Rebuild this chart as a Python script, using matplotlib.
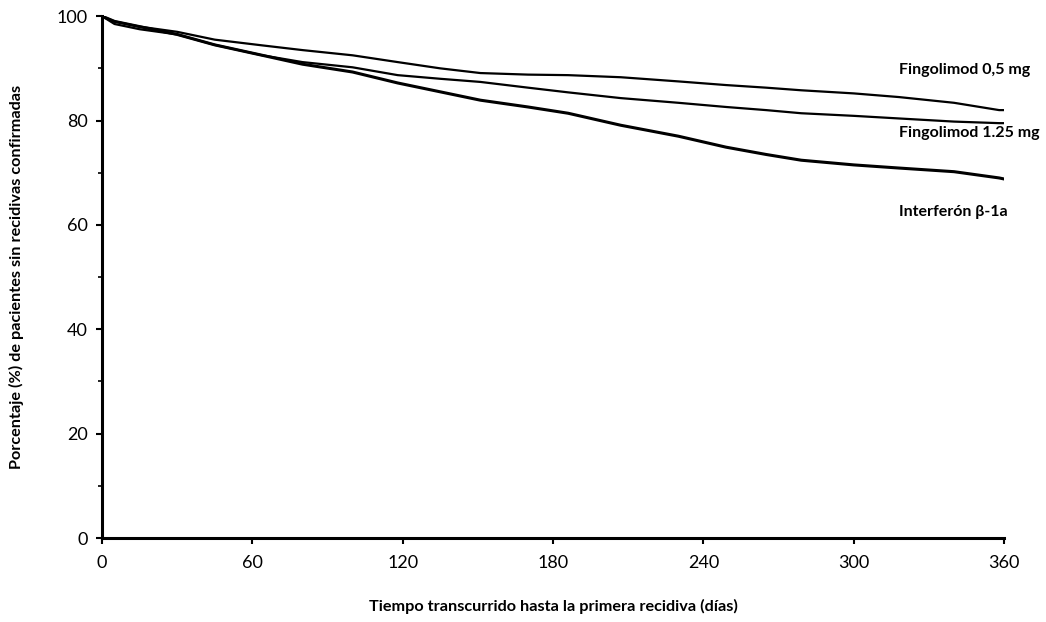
import numpy as np
import matplotlib
matplotlib.use("Agg")
import matplotlib.pyplot as plt
from matplotlib.ticker import MultipleLocator

# dias
days = [0, 5, 15, 30, 45, 64, 80, 100, 118, 135, 151, 170, 186, 207, 230, 249, 265, 279, 300, 318, 340, 358, 360]

fingo_05 = [100, 99, 98, 97, 95.5, 94.4, 93.5, 92.5, 91.2, 90, 89.1, 88.8, 88.7, 88.3, 87.5, 86.8, 86.3, 85.8, 85.2, 84.5, 83.4, 82, 82]
fingo_125 = [100, 98.5, 97.5, 96.5, 94.5, 92.5, 91.2, 90.2, 88.7, 88, 87.4, 86.3, 85.4, 84.3, 83.4, 82.6, 82, 81.4, 80.9, 80.4, 79.8, 79.5, 79.5]
interferon = [100, 99, 98, 96.5, 94.5, 92.5, 90.8, 89.3, 87.2, 85.5, 83.9, 82.6, 81.4, 79.1, 77, 74.9, 73.5, 72.4, 71.5, 70.9, 70.2, 69, 68.8]

labels = ["Fingolimod 0,5 mg", "Fingolimod 1.25 mg", "Interferón β-1a"]
label_y = [89.7, 77.6, 62.5]

plt.rcParams['font.family'] = ['Lato', 'DejaVu Sans']

fig = plt.figure(figsize=(10.46, 6.22), dpi=100)
ax = fig.add_axes([0.0975, 0.135, 0.8625, 0.839])

ax.plot(days, fingo_05, color='black', lw=1.6)
ax.plot(days, fingo_125, color='black', lw=1.6)
ax.plot(days, interferon, color='black', lw=2.2)

for t, y in zip(labels, label_y):
    ax.text(318, y, t, fontsize=11.5, fontweight='bold', va='center', ha='left')

ax.set_xlim(0, 360)
ax.set_ylim(0, 100)
ax.set_xticks(np.arange(0, 361, 60))
ax.set_yticks(np.arange(0, 101, 20))
ax.yaxis.set_minor_locator(MultipleLocator(10))
ax.tick_params(axis='both', labelsize=13, width=1.5, length=4)
ax.tick_params(axis='x', pad=8)
ax.tick_params(axis='y', pad=6)
ax.tick_params(axis='y', which='minor', length=3, width=1.2)
for s in ['top', 'right']:
    ax.spines[s].set_visible(False)
for s in ['left', 'bottom']:
    ax.spines[s].set_linewidth(2.2)

ax.set_xlabel("Tiempo transcurrido hasta la primera recidiva (días)", fontsize=11.7, fontweight='bold', labelpad=20)
ax.set_ylabel("Porcentaje (%) de pacientes sin recidivas confirmadas", fontsize=11.7, fontweight='bold', labelpad=24)

fig.savefig("out.png", dpi=100)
================================
# Aim
From the first line above through the line containing "ax.spines[s].set_linewidth(2.2)", copy everything exactly, without the pictures.

# Answer in full
Rebuild this chart as a Python script, using matplotlib.
import numpy as np
import matplotlib
matplotlib.use("Agg")
import matplotlib.pyplot as plt
from matplotlib.ticker import MultipleLocator

# dias
days = [0, 5, 15, 30, 45, 64, 80, 100, 118, 135, 151, 170, 186, 207, 230, 249, 265, 279, 300, 318, 340, 358, 360]

fingo_05 = [100, 99, 98, 97, 95.5, 94.4, 93.5, 92.5, 91.2, 90, 89.1, 88.8, 88.7, 88.3, 87.5, 86.8, 86.3, 85.8, 85.2, 84.5, 83.4, 82, 82]
fingo_125 = [100, 98.5, 97.5, 96.5, 94.5, 92.5, 91.2, 90.2, 88.7, 88, 87.4, 86.3, 85.4, 84.3, 83.4, 82.6, 82, 81.4, 80.9, 80.4, 79.8, 79.5, 79.5]
interferon = [100, 99, 98, 96.5, 94.5, 92.5, 90.8, 89.3, 87.2, 85.5, 83.9, 82.6, 81.4, 79.1, 77, 74.9, 73.5, 72.4, 71.5, 70.9, 70.2, 69, 68.8]

labels = ["Fingolimod 0,5 mg", "Fingolimod 1.25 mg", "Interferón β-1a"]
label_y = [89.7, 77.6, 62.5]

plt.rcParams['font.family'] = ['Lato', 'DejaVu Sans']

fig = plt.figure(figsize=(10.46, 6.22), dpi=100)
ax = fig.add_axes([0.0975, 0.135, 0.8625, 0.839])

ax.plot(days, fingo_05, color='black', lw=1.6)
ax.plot(days, fingo_125, color='black', lw=1.6)
ax.plot(days, interferon, color='black', lw=2.2)

for t, y in zip(labels, label_y):
    ax.text(318, y, t, fontsize=11.5, fontweight='bold', va='center', ha='left')

ax.set_xlim(0, 360)
ax.set_ylim(0, 100)
ax.set_xticks(np.arange(0, 361, 60))
ax.set_yticks(np.arange(0, 101, 20))
ax.yaxis.set_minor_locator(MultipleLocator(10))
ax.tick_params(axis='both', labelsize=13, width=1.5, length=4)
ax.tick_params(axis='x', pad=8)
ax.tick_params(axis='y', pad=6)
ax.tick_params(axis='y', which='minor', length=3, width=1.2)
for s in ['top', 'right']:
    ax.spines[s].set_visible(False)
for s in ['left', 'bottom']:
    ax.spines[s].set_linewidth(2.2)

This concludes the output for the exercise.